Member of the Himachal Pradesh Legislative Assembly
- Incumbent
- Assumed office 8 December 2022
- Succeeded by: 15 August 1979 (age 46)
- Constituency: Bharmour Assembly constituency

Personal details
- Born: 15 August 1979 (age 46)
- Party: Bharatiya Janata Party
- Spouse: Kiran
- Children: 2
- Parent: Ravinder Kumar (father)
- Alma mater: Benaras Hindu University Indira Gandhi Medical College and Hospital Jawahar Navodya Vidyalaya Shegaon
- Occupation: Politician
- Profession: Doctor

= Janak Raj (politician) =

Indian politician

Janak Raj is an Indian politician who is the MLA for the Bharmour constituency in the Himachal Pradesh Legislative Assembly. He was elected at the December 2022 Legislative Assembly election.

Raj is uncle of Thakur Singh Bharmouri whom he defeated Indian National Congress leader and former minister.

Raj is a neurosurgeon by profession. He served as the medical superintendent of Indira Gandhi Medical College and Hospital, Shimla.

== Early life and education==
Born on 15 August 1979, in Bharmour, Distt. Chamba, Himachal Pradesh, Raj is the son of Reshmo Devi and Ravinder Kumar. He received his early education at Jawahar Navodya Vidyalaya in Sarol, Distt. Chamba, and later at Jawahar Navodya Vidyalaya in Shegaon, Maharashtra, under the National Integration Programme.

Raj holds degrees in MBBS, MS (General Surgery) from IGMC Shimla, and M.Ch. Neurosurgery from Benaras Hindu University.

== Career ==
Before opting for Voluntary Retirement on 18 October 2022 from the Medical Education Department (H.P. Government), Raj held various positions, including Medical Officer (2009-2014), Assistant Professor in Neurosurgery (2014-2019), Associate Professor in Neurosurgery (2019-2021), Professor in Neurosurgery (2021-2022), and Senior Medical Superintendent at IGMC (2018-2022).

== Personal life ==
Married to Kiran, Raj is father of one son and one daughter.

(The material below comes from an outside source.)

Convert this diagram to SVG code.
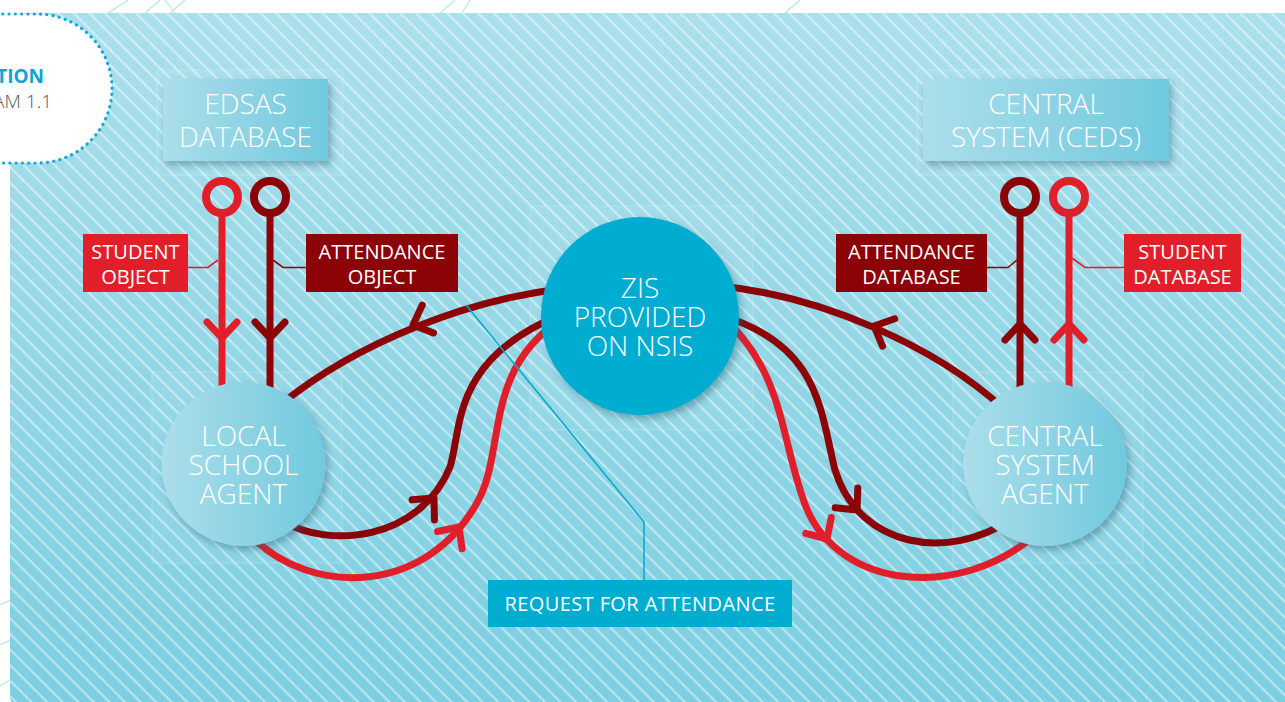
<svg xmlns="http://www.w3.org/2000/svg" width="1285" height="702" viewBox="0 0 1285 702">
<style>
.big{font-family:"Open Sans","Liberation Sans",sans-serif;font-weight:300;font-size:28px;fill:#ffffff;text-anchor:middle}
.lbl{font-family:"Open Sans","Liberation Sans",sans-serif;font-weight:400;font-size:20px;fill:#ffffff;text-anchor:middle}
.red{stroke:#e11f2a}
.dark{stroke:#8b0207}
.conn{fill:none;stroke-width:7;stroke-linecap:round;stroke-linejoin:round}
.chev{fill:none;stroke-width:7;stroke-linecap:round;stroke-linejoin:round}
.pin{fill:none;stroke-width:8}
.lead{fill:none;stroke-width:1.6}
.ghost{fill:#ffffff;fill-opacity:0.05;stroke:#ffffff;stroke-opacity:0.22;stroke-width:1}
.deco{fill:none;stroke:#b8e3ef;stroke-width:1.2}
</style>
<defs>
<linearGradient id="bg" x1="0" y1="0" x2="0" y2="1"><stop offset="0" stop-color="#abdfeb"/><stop offset="1" stop-color="#7bcee1"/></linearGradient>
<pattern id="stripes" patternUnits="userSpaceOnUse" width="11" height="11" patternTransform="rotate(45)"><rect x="0" y="0" width="11" height="2.2" fill="#ffffff" fill-opacity="0.45"/></pattern>
<linearGradient id="nodeGrad" x1="0" y1="0" x2="1" y2="0"><stop offset="0" stop-color="#acdeea"/><stop offset="1" stop-color="#70c9de"/></linearGradient>
<filter id="shadow" x="-20%" y="-20%" width="150%" height="150%"><feDropShadow dx="3" dy="4" stdDeviation="3.5" flood-color="#2a6475" flood-opacity="0.45"/></filter>
<path id="chev" d="M -16 -15 L 0 0 L -16 15"/>
</defs>

<rect width="1285" height="702" fill="#ffffff"/>
<g id="decoration">
<path class="deco" d="M 108 13 L 128 0 M 145 13 L 160 0 M 170 13 L 185 0 M 175 13 L 165 0 M 440 13 L 455 0 M 462 13 L 470 0 M 785 13 L 800 0 M 10 600 L 0 605 M 10 640 L 0 645 M 10 680 L 0 686"/>
</g>
<g id="panel">
<rect x="10" y="13" width="1290" height="700" rx="18" fill="url(#bg)"/>
<rect x="10" y="13" width="1290" height="700" rx="18" fill="url(#stripes)"/>
<rect class="ghost" x="157" y="70" width="186" height="105"/>
<rect class="ghost" x="917" y="70" width="266" height="105"/>
<rect class="ghost" x="152" y="372" width="190" height="191"/>
<rect class="ghost" x="530" y="206" width="223" height="224"/>
<rect class="ghost" x="953" y="372" width="190" height="191"/>
</g>
<g id="title">
<rect x="-160" y="14" width="272" height="149" rx="74.5" fill="#ffffff" stroke="#12a8d9" stroke-width="3.2" stroke-linecap="round" stroke-dasharray="0.1 6.2"/>
<text x="44" y="83" font-family="'Open Sans','Liberation Sans',sans-serif" font-weight="700" font-size="19" fill="#0ba6d3" text-anchor="end">TION</text>
<text x="52" y="108" font-family="'Open Sans','Liberation Sans',sans-serif" font-weight="300" font-size="19" fill="#555555" text-anchor="end">AM 1.1</text>
</g>

<g id="connectors">
<line class="conn red" x1="222" y1="213" x2="222" y2="400"/>
<line class="conn dark" x1="270" y1="213" x2="270" y2="400"/>
<line class="conn dark" x1="1020" y1="213" x2="1020" y2="400"/>
<line class="conn red" x1="1069" y1="213" x2="1069" y2="400"/>
<use href="#chev" class="chev red" transform="translate(222 338) rotate(90)"/>
<use href="#chev" class="chev dark" transform="translate(270 338) rotate(90)"/>
<use href="#chev" class="chev dark" transform="translate(1020 324) rotate(-90)"/>
<use href="#chev" class="chev red" transform="translate(1069 324) rotate(-90)"/>

<path class="conn dark" d="M 560 289 C 470 300, 360 340, 280 405"/>
<use href="#chev" class="chev dark" transform="translate(413 325) rotate(158)"/>
<path class="conn dark" d="M 280 520 C 330 550, 420 540, 450 467 C 462 430, 450 360, 560 315"/>
<use href="#chev" class="chev dark" transform="translate(434 498) rotate(-48)"/>
<path class="conn red" d="M 250 535 C 310 598, 430 596, 480 497 C 505 445, 485 370, 560 320"/>
<use href="#chev" class="chev red" transform="translate(459 527) rotate(-55)"/>

<path class="conn dark" d="M 720 286 C 820 296, 935 345, 1005 410"/>
<use href="#chev" class="chev dark" transform="translate(874 326) rotate(-156)"/>
<path class="conn dark" d="M 720 315 C 820 345, 820 410, 835 470 C 860 550, 950 560, 1010 520"/>
<use href="#chev" class="chev dark" transform="translate(857 510) rotate(49)"/>
<path class="conn red" d="M 720 315 C 785 370, 780 440, 806 507 C 840 590, 960 600, 1035 535"/>
<use href="#chev" class="chev red" transform="translate(827 539) rotate(58)"/>

<path class="lead red" d="M 188 267.5 L 208 267.5 L 218 260"/>
<path class="lead dark" d="M 306 267.5 L 283 267.5 L 273 260"/>
<path class="lead dark" d="M 987 267.5 L 1008 267.5 L 1017 260"/>
<path class="lead red" d="M 1124 267.5 L 1085 267.5 L 1072 258"/>
<path fill="none" stroke="#00a9cd" stroke-width="1.5" d="M 466 305 L 644 522 L 644 580"/>
</g>

<g id="edsas">
<rect x="163" y="79" width="165" height="82" fill="url(#nodeGrad)" filter="url(#shadow)"/>
<text class="big" x="245.5" y="113.5">EDSAS</text>
<text class="big" x="245.5" y="147">DATABASE</text>
</g>
<g id="ceds">
<rect x="923" y="79" width="246" height="82" fill="url(#nodeGrad)" filter="url(#shadow)"/>
<text class="big" x="1046" y="113.5">CENTRAL</text>
<text class="big" x="1046" y="147">SYSTEM (CEDS)</text>
</g>
<g id="pins">
<circle class="pin red" cx="222" cy="197" r="16"/>
<circle class="pin dark" cx="270" cy="197" r="16"/>
<circle class="pin dark" cx="1020" cy="197" r="16"/>
<circle class="pin red" cx="1069" cy="197" r="16"/>
</g>
<g id="student-object">
<rect x="83" y="234" width="105" height="58" fill="#e11f2a"/>
<text class="lbl" x="135.5" y="259">STUDENT</text>
<text class="lbl" x="135.5" y="283.5">OBJECT</text>
</g>
<g id="attendance-object">
<rect x="306" y="234" width="152" height="58" fill="#8b0207"/>
<text class="lbl" x="382" y="259">ATTENDANCE</text>
<text class="lbl" x="382" y="283.5">OBJECT</text>
</g>
<g id="attendance-database">
<rect x="836" y="234" width="151" height="58" fill="#8b0207"/>
<text class="lbl" x="911.5" y="259">ATTENDANCE</text>
<text class="lbl" x="911.5" y="283.5">DATABASE</text>
</g>
<g id="student-database">
<rect x="1124" y="234" width="117" height="58" fill="#e11f2a"/>
<text class="lbl" x="1182.5" y="259">STUDENT</text>
<text class="lbl" x="1182.5" y="283.5">DATABASE</text>
</g>
<g id="zis">
<circle cx="640" cy="316" r="99" fill="#00acd0" filter="url(#shadow)"/>
<text class="big" x="640" y="297.5">ZIS</text>
<text class="big" x="640" y="326.5">PROVIDED</text>
<text class="big" x="640" y="355.5">ON NSIS</text>
</g>
<g id="local-school-agent">
<circle cx="243.5" cy="464" r="82" fill="url(#nodeGrad)" filter="url(#shadow)"/>
<text class="big" x="243.5" y="445.5">LOCAL</text>
<text class="big" x="243.5" y="474.5">SCHOOL</text>
<text class="big" x="243.5" y="503.5">AGENT</text>
</g>
<g id="central-system-agent">
<circle cx="1045" cy="464" r="82" fill="url(#nodeGrad)" filter="url(#shadow)"/>
<text class="big" x="1045" y="445.5">CENTRAL</text>
<text class="big" x="1045" y="474.5">SYSTEM</text>
<text class="big" x="1045" y="503.5">AGENT</text>
</g>
<g id="request-for-attendance">
<rect x="488" y="580" width="304" height="47" fill="#00acd0"/>
<text class="lbl" x="640" y="611" letter-spacing="0.4">REQUEST FOR ATTENDANCE</text>
</g>
</svg>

== Political involvement ==
Raj ventured into politics and was elected to the State Legislative Assembly in December 2022. He has been nominated as a Member of the Public Accounts & Ethics Committees, contributing his expertise to governance.

Raj has a special interest in the health sector, education, and tribal affairs, reflecting his commitment to community welfare.